Things can really get tricky if a lender comes calling and an investor has already spent his or her borrowed money on something that isn't easy to sell right away, such as a house, or can't be returned, like college tuition payments.
Another set of risks can emerge if the investment firm transfers the assets to an outside lender, rather than acting as the lender itself. FINRA has seen some cases where those outside lenders weren't registered with FINRA or any other regulatory authority, making it difficult to ascertain their financial stability or to verify what they are doing with the assets once they are transferred to them.
The U.S. Securities and Exchange Commission has charged some fraudulent loan programs that were unable to return assets, or to pay profits, to investors who borrowed from them.
Hedging The Risk
If you decide to go ahead with a securities-based loan, there are ways to minimize these risks.
First, ask your investment firm, and verify in the loan documents, whether they or an affiliate bank will be the lender, or if the loan would be outsourced to a third-party.

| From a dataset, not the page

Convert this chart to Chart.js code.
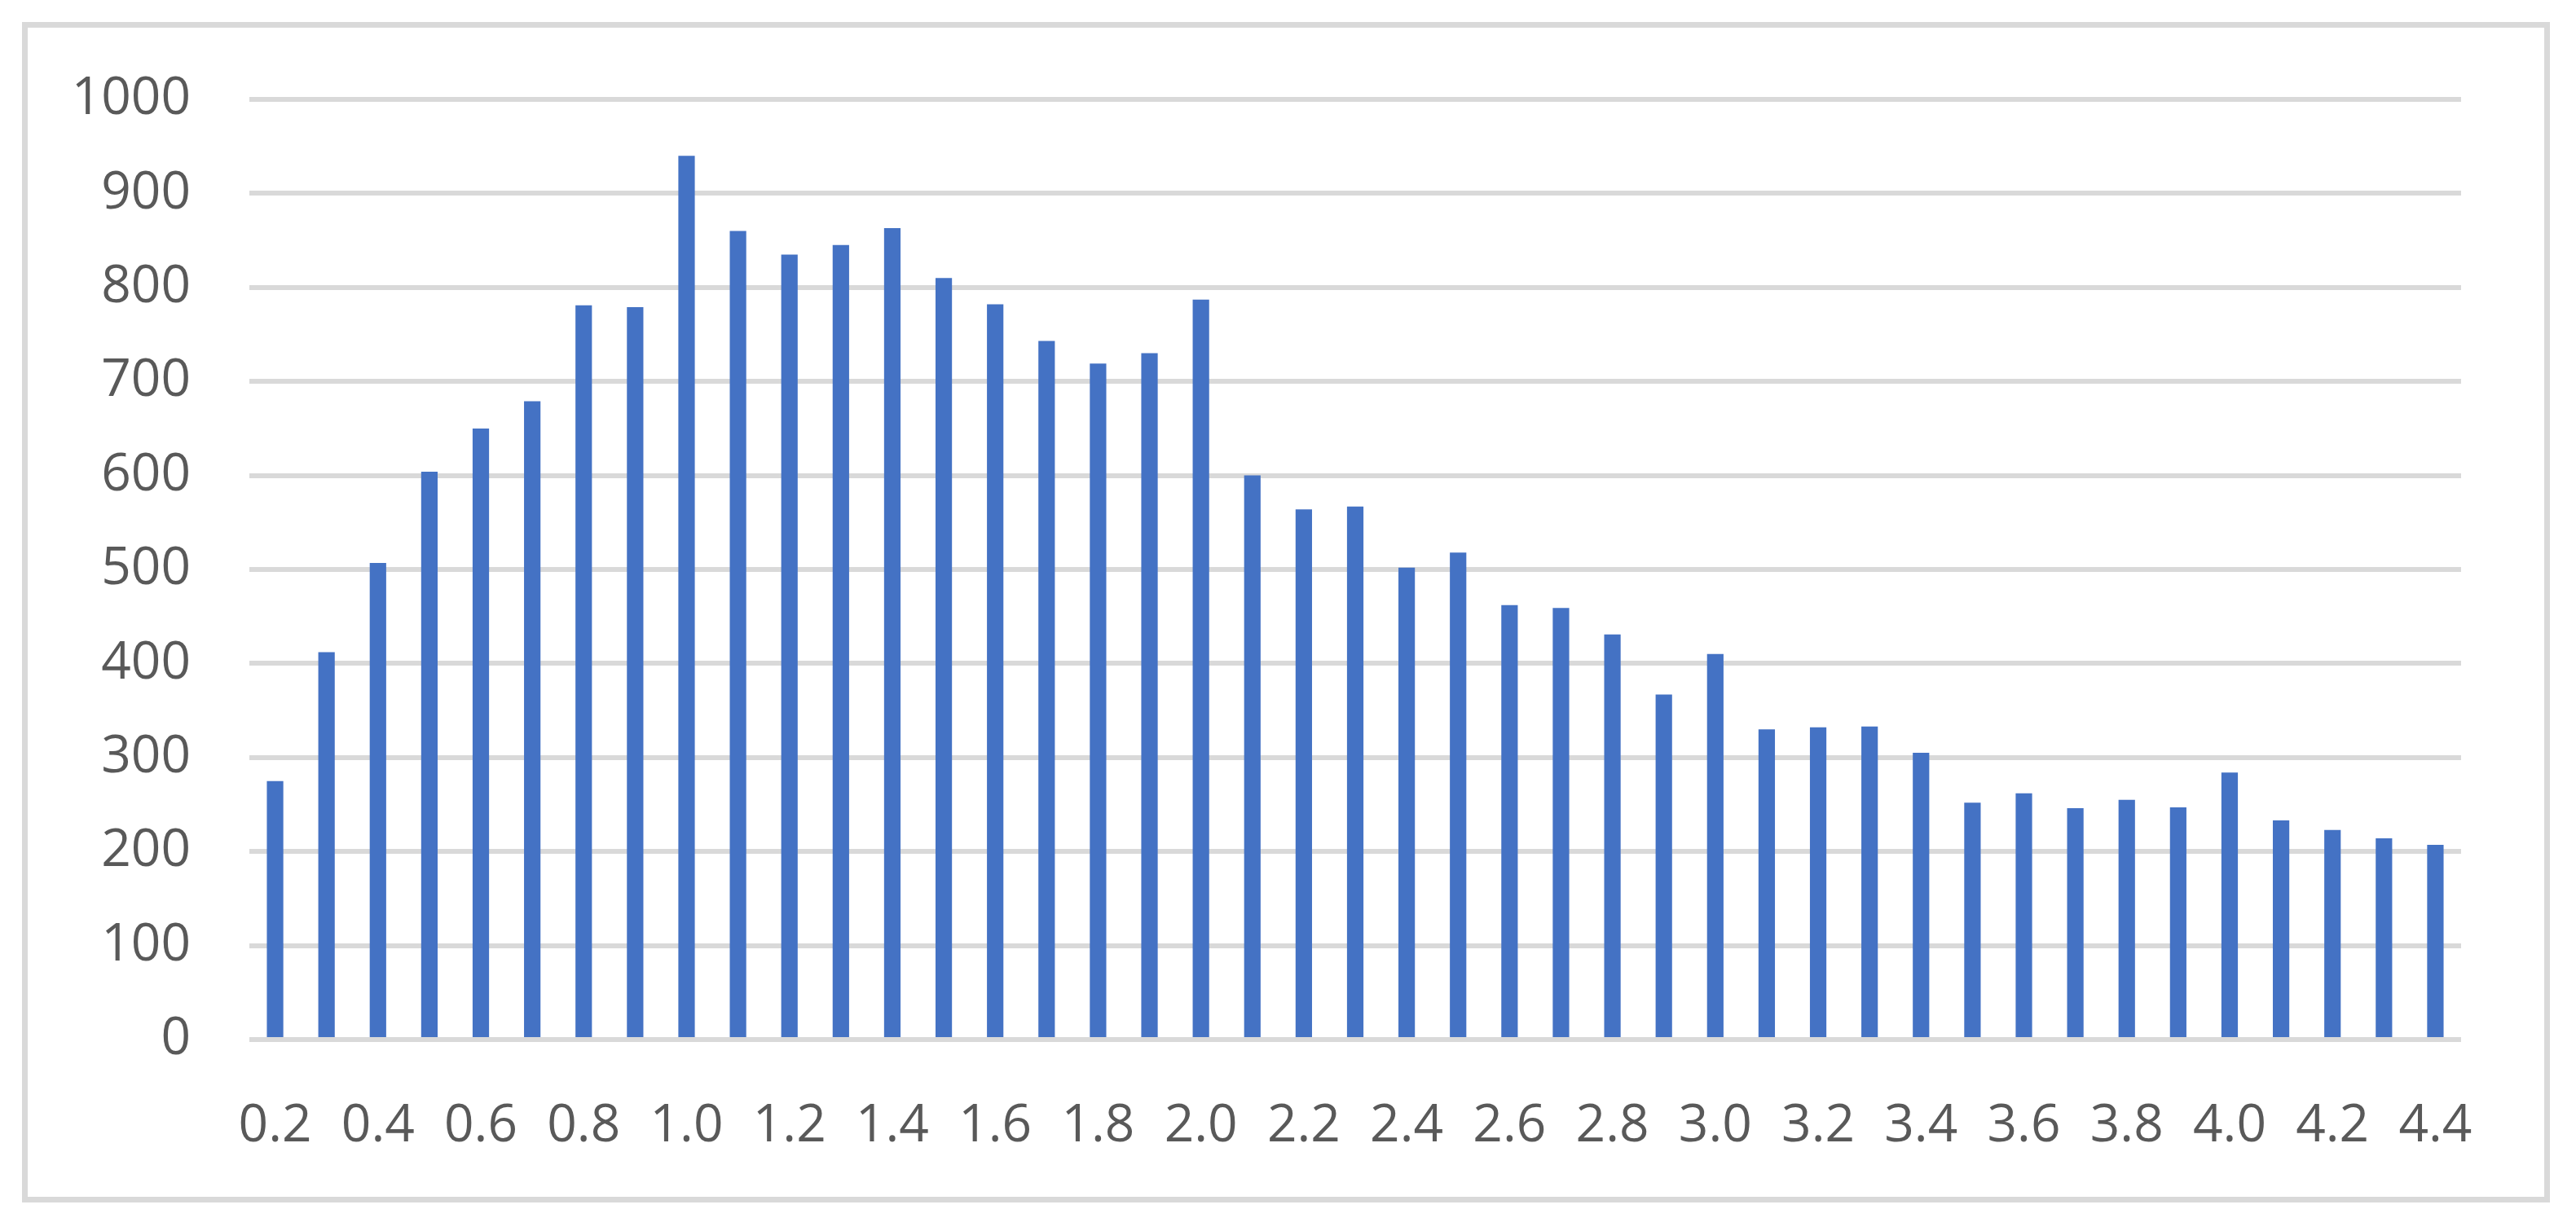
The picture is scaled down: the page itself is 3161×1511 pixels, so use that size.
<!DOCTYPE html>
<html>
<head>
<meta charset="utf-8">
<script src="https://cdn.jsdelivr.net/npm/chart.js@4.4.1/dist/chart.umd.min.js"></script>
<style>
  html, body { margin: 0; padding: 0; background: #fff; }
  #wrap { width: 3161px; height: 1511px; }
</style>
</head>
<body>
<div id="wrap"><canvas id="myChart" width="3161" height="1511"></canvas></div>
<script>
const categories = ['0.2', '0.3', '0.4', '0.5', '0.6', '0.7', '0.8', '0.9', '1.0', '1.1',
  '1.2', '1.3', '1.4', '1.5', '1.6', '1.7', '1.8', '1.9', '2.0', '2.1',
  '2.2', '2.3', '2.4', '2.5', '2.6', '2.7', '2.8', '2.9', '3.0', '3.1',
  '3.2', '3.3', '3.4', '3.5', '3.6', '3.7', '3.8', '3.9', '4.0', '4.1',
  '4.2', '4.3', '4.4'];

const counts = [275, 412, 507, 604, 650, 679, 781, 779, 940, 860,
  835, 845, 863, 810, 782, 743, 719, 730, 787, 600,
  564, 567, 502, 518, 462, 459, 431, 367, 410, 330,
  332, 333, 305, 252, 262, 246, 255, 247, 284, 233,
  223, 214, 207];

const yTicks = [0, 100, 200, 300, 400, 500, 600, 700, 800, 900, 1000];

// grey frame round the whole chart
const frame = {
  id: 'frame',
  afterDraw(chart) {
    const c = chart.ctx;
    c.save();
    c.strokeStyle = '#d9d9d9';
    c.lineWidth = 7;
    c.strokeRect(30.5, 30.5, 3095, 1442);
    c.restore();
  }
};

const ctx = document.getElementById('myChart');

new Chart(ctx, {
  type: 'bar',
  data: {
    labels: categories,
    datasets: [{
      data: counts,
      backgroundColor: '#4472C4',
      borderWidth: 0,
      barPercentage: 0.32,
      categoryPercentage: 1.0
    }]
  },
  options: {
    responsive: false,
    animation: false,
    devicePixelRatio: 1,
    layout: {
      padding: { left: 0, top: 122, right: 141, bottom: 85 }
    },
    plugins: {
      legend: { display: false },
      tooltip: { enabled: false }
    },
    scales: {
      x: {
        grid: { display: false },
        border: { display: false },
        ticks: {
          autoSkip: false,
          maxRotation: 0,
          padding: 60,
          color: '#595959',
          font: { family: 'Open Sans', size: 64 },
          callback: (v, i) => (i % 2 === 0 ? categories[i] : '')
        },
        afterFit: (axis) => { axis.height = 150; }
      },
      y: {
        min: 0,
        max: 1000,
        afterBuildTicks: (axis) => { axis.ticks = yTicks.map(v => ({ value: v })); },
        grid: { color: '#d9d9d9', lineWidth: 6, drawTicks: false },
        border: { display: false },
        ticks: {
          padding: 72,
          color: '#595959',
          font: { family: 'Open Sans', size: 64 },
          callback: (v) => String(v)
        },
        afterFit: (axis) => { axis.width = 306; }
      }
    }
  },
  plugins: [frame]
});
</script>
</body>
</html>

That can open a conversation on some of the fine-print terms of the loan, including what the firm does with the securities when they are being used as collateral, what rights you have in the event the lender calls for more collateral and how the repayment process works.
Also ask your investment firm what additional fees are associated with the loan, including early termination fees, late repayment fees, and anything that might be charged for liquidating securities in the event of a default.
Furthermore, you can plan to borrow the smallest percentage possible, even if the lender is offering to give you more.
If an investor borrows just 20 percent of the value of their portfolio while the investment firm is offering them up to 50 percent, that borrower might be less likely to run into a situation where they have to meet a short-term call for more collateral. Locking down the down payment on a new vacation home might be great, but if the lender comes knocking, that ocean view will lose its charm rather quickly.